4. Cheap, Fast and Free

  • Your goal is to be cheap and deliver fast and free. For an online retailer there is nothing more important than PRICE and
  • AVAILABILITY. It is a core advantage.
  • Cheap – You don’t need to be the cheapest on all products all the time. But you should be rock bottom on those items your customers will use to judge you.
  • Fast – biggest disadvantage to shopping online is delayed gratification. Quick delivery is the key to delighting customers.
  • Free – consumers expect free shipping. It is absolutely standard. Build it into your prices.

5. It’s the service, stupid

  • Customers need an extraordinary experience
  • If you can answer 90% of customer calls in 120 seconds you are doing well
    monitor customer service metrics

6. Last Click Is For Losers

  • Last click is merely the referral source which closes the deal. You need to move beyond Last-Click.
  • Google is a navigational engine as much as it is a search engine. So attributing all sales from Google to Search is inaccurate.
  • Measuring last click discount the classic “marketing funnel”. The introducer, the influencer and the closer.
  • Retargeting has become a must-have tool in any online marketer’s toolkit. If you don’t retarget your visitors, your competitors will.

7. Affiliates Are Risky

  • Affiliates are third parties that charge a commission when a user clicks through a link on one of their sites to a merchant and subsequently completes a transaction (usually a purchase).
  • On the face of it, affiliates look like a no-brainer—the more of them you can get, the better. But don’t be fooled. They can very easily pick your pockets!
  • Watch out for spyware and other scams. Some affiliates will use pop-ups or hidden IFRAMEs in order to trick a user’s browser into downloading an affiliation cookie.
  • Don’t let them bid against you. They might bid on your brand name search terms, driving up your acquisition cost.
  • Everyone claims credit (multiple affiliates)
  • The advice here: If you are using affiliates, ensure you have a system capable of monitoring them yourself.

8. WWAD (What Would Amazon Do)?

  • Amazon are the leaders
  • Not sure about the best way to: Structure you checkout? Follow up with customers? Present an item page? Present photos?
  • Should you show advertising of competitors to your customers?
  • In all of these instances, ask yourself: What Would Amazon Do?
  • They have a metrics oriented culture and truly make decisions based on data (many claim they do, Amazon walk the talk!)
  • Amazon have an obsession with page-load times!
  • As further example of the Amazon culture: ach workgroup in Amazon must build a “fitness function”, a customized
    equation that incorporates the most important metrics for a particular group. When
    computed, the fitness function creates a single “fitness number.” This is the number
    each group presents to Amazon CEO Jeff Bezos. And if this all-important number isn’t
    going “up and to the right” consistently, the group is in trouble.
  • Keep it simple. Amazon teams are never more than “no bigger than you can feed with two pizzas”.

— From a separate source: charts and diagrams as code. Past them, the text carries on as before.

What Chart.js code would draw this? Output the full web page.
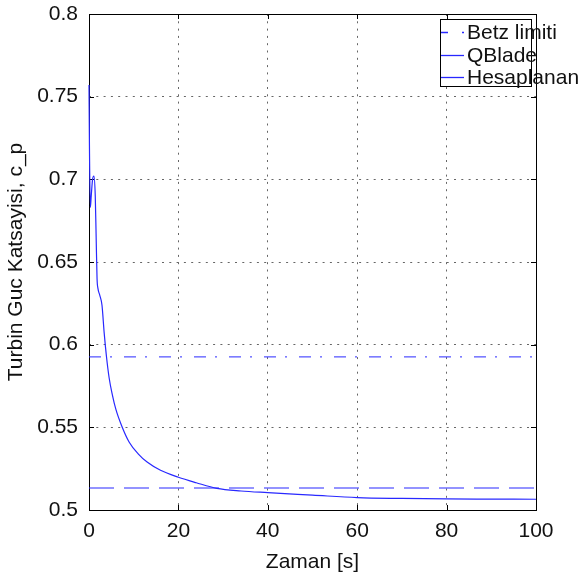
<!DOCTYPE html>
<html lang="tr">
<head>
<meta charset="UTF-8">
<title>Turbin Guc Katsayisi</title>
<script src="https://cdn.jsdelivr.net/npm/chart.js"></script>
<style>
  body { margin: 0; background: #fff; }
  #wrap { width: 580px; height: 579px; }
</style>
</head>
<body>
<div id="wrap"><canvas id="cpChart" width="580" height="579"></canvas></div>
<script>
// zaman [s] ve hesaplanan guc katsayisi
var zaman = [0, 0.1, 0.3, 0.5, 0.8, 1.1, 1.4, 1.6, 1.8, 2.0, 2.4, 2.9, 3.4, 3.9, 4.5, 5.2, 6, 7.3, 9, 11, 13, 16, 20, 24, 28.6, 34, 40, 50, 60, 70, 80, 90, 100];
var hesaplanan = [0.757, 0.72, 0.683, 0.69, 0.70, 0.702, 0.69, 0.665, 0.64, 0.634, 0.630, 0.624, 0.607, 0.593, 0.580, 0.570, 0.561, 0.551, 0.541, 0.534, 0.529, 0.524, 0.5198, 0.5165, 0.5131, 0.5115, 0.5105, 0.509, 0.5075, 0.507, 0.5067, 0.5066, 0.5065];

var betzLimiti = 0.5926;
var qblade = 0.5133;
var xSinir = [0, 100];

var xTicks = [0, 20, 40, 60, 80, 100];
var yTicks = [0.5, 0.55, 0.6, 0.65, 0.7, 0.75, 0.8];

var seriler = ['Betz limiti', 'QBlade', 'Hesaplanan'];
var mavi = 'rgb(40,40,255)';
var font = "'Liberation Sans', Arial, sans-serif";

// cerceve ve ic tikler (veriden once), legend (en son)
var cercevePlugin = {
    id: 'cerceve',
    beforeDatasetsDraw: function (chart) {
        var ctx = chart.ctx;
        var a = chart.chartArea;
        var xs = chart.scales.x, ys = chart.scales.y;
        ctx.save();
        ctx.strokeStyle = '#000';
        ctx.lineWidth = 1;
        ctx.setLineDash([]);
        ctx.strokeRect(a.left + 0.5, a.top + 0.5, a.right - a.left, a.bottom - a.top);
        ctx.beginPath();
        xTicks.forEach(function (t) {
            var px = Math.round(xs.getPixelForValue(t)) + 0.5;
            ctx.moveTo(px, a.bottom); ctx.lineTo(px, a.bottom - 5);
            ctx.moveTo(px, a.top); ctx.lineTo(px, a.top + 5);
        });
        yTicks.forEach(function (t) {
            var py = Math.round(ys.getPixelForValue(t)) + 0.5;
            ctx.moveTo(a.left, py); ctx.lineTo(a.left + 5, py);
            ctx.moveTo(a.right, py); ctx.lineTo(a.right - 5, py);
        });
        ctx.stroke();
        ctx.restore();
    },
    afterDraw: function (chart) {
        var ctx = chart.ctx;
        ctx.save();
        var bx = 440.5, by = 19.5, bw = 91, bh = 67;
        ctx.fillStyle = '#fff';
        ctx.fillRect(bx, by, bw, bh);
        ctx.strokeStyle = '#000';
        ctx.lineWidth = 1;
        ctx.setLineDash([]);
        ctx.strokeRect(bx, by, bw, bh);
        var dashes = [[7, 14, 2, 20], [], []];
        ctx.font = '21px ' + font;
        ctx.textBaseline = 'middle';
        seriler.forEach(function (s, i) {
            var y = Math.round(32 + i * 22.5) + 0.5;
            ctx.beginPath();
            ctx.setLineDash(dashes[i]);
            ctx.lineWidth = 1.3;
            ctx.strokeStyle = mavi;
            ctx.moveTo(441, y);
            ctx.lineTo(464, y);
            ctx.stroke();
            ctx.fillStyle = '#111';
            ctx.fillText(s, 467, y + 1);
        });
        ctx.restore();
    }
};

var chart = new Chart(document.getElementById('cpChart').getContext('2d'), {
    type: 'line',
    data: {
        datasets: [
            {
                label: seriler[0],
                data: xSinir.map(function (x) { return { x: x, y: betzLimiti }; }),
                borderColor: mavi,
                borderWidth: 1,
                borderDash: [12, 9, 2, 12],
                pointRadius: 0
            },
            {
                label: seriler[1],
                data: xSinir.map(function (x) { return { x: x, y: qblade }; }),
                borderColor: mavi,
                borderWidth: 1.2,
                borderDash: [25, 10],
                pointRadius: 0
            },
            {
                label: seriler[2],
                data: zaman.map(function (t, i) { return { x: t, y: hesaplanan[i] }; }),
                borderColor: mavi,
                borderWidth: 1.2,
                pointRadius: 0,
                cubicInterpolationMode: 'monotone',
                clip: 2
            }
        ]
    },
    options: {
        responsive: false,
        animation: false,
        layout: { padding: { left: 0, top: 14, right: 44, bottom: 0 } },
        plugins: { legend: { display: false }, tooltip: { enabled: false } },
        scales: {
            x: {
                type: 'linear',
                min: 0, max: 100,
                afterFit: function (s) { s.height = 69; s.paddingLeft = 0; s.paddingRight = 0; },
                afterBuildTicks: function (s) { s.ticks = xTicks.map(function (v) { return { value: v }; }); },
                grid: { color: '#666', lineWidth: 1, drawTicks: false },
                border: { display: false, dash: [2, 5.3] },
                ticks: { color: '#111', font: { family: font, size: 21 }, padding: 9 },
                title: { display: true, text: 'Zaman [s]', color: '#111', font: { family: font, size: 21 }, padding: { top: 0, bottom: 4 } }
            },
            y: {
                min: 0.5, max: 0.8,
                afterFit: function (s) { s.width = 89; s.paddingTop = 0; s.paddingBottom = 0; },
                afterBuildTicks: function (s) { s.ticks = yTicks.map(function (v) { return { value: v }; }); },
                grid: { color: '#666', lineWidth: 1, drawTicks: false },
                border: { display: false, dash: [2, 5.3] },
                ticks: {
                    color: '#111', font: { family: font, size: 21 }, padding: 11,
                    callback: function (v) { return String(+v.toFixed(2)); }
                },
                title: { display: true, text: 'Turbin Guc Katsayisi, c_p', color: '#111', font: { family: font, size: 21 }, padding: { top: 4, bottom: 0 } }
            }
        }
    },
    plugins: [cercevePlugin]
});
</script>
</body>
</html>
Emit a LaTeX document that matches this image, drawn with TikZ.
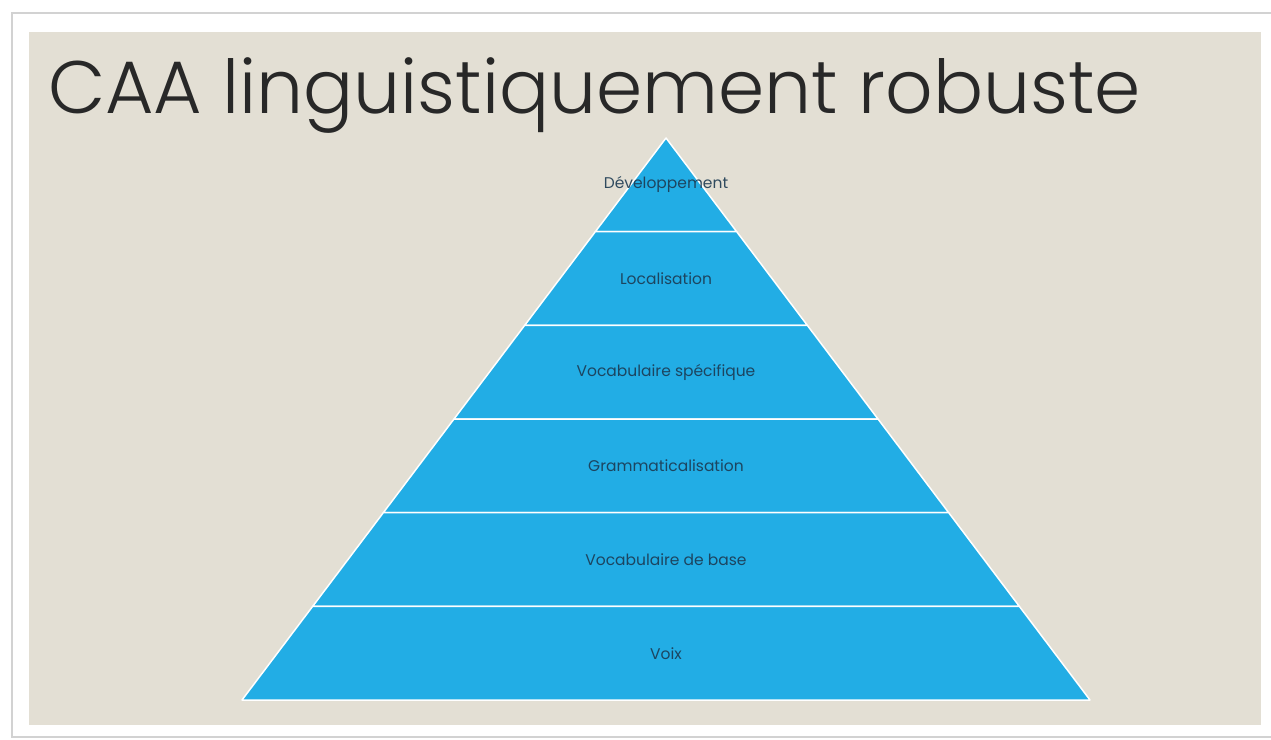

9. Motivate The Evangelicals

  • Identify your best customers, encourage customer loyalty, and motivate the evangelicals
  • If you don’t know who your best customers are: find them!
  • Correctly incentivised referral programscan be huge for your business.

10. Know Social

  • Leverage social media but understand that it is a platform you are renting and not one which you own.
  • Social media ultimately does allow potential competitors access to data about your business. Something to be aware of.
  • It’s possible to build a big audience on social media, but understand that it takes a strategy which is aligns with both your business and the platform.
  • Social media takes internal resource.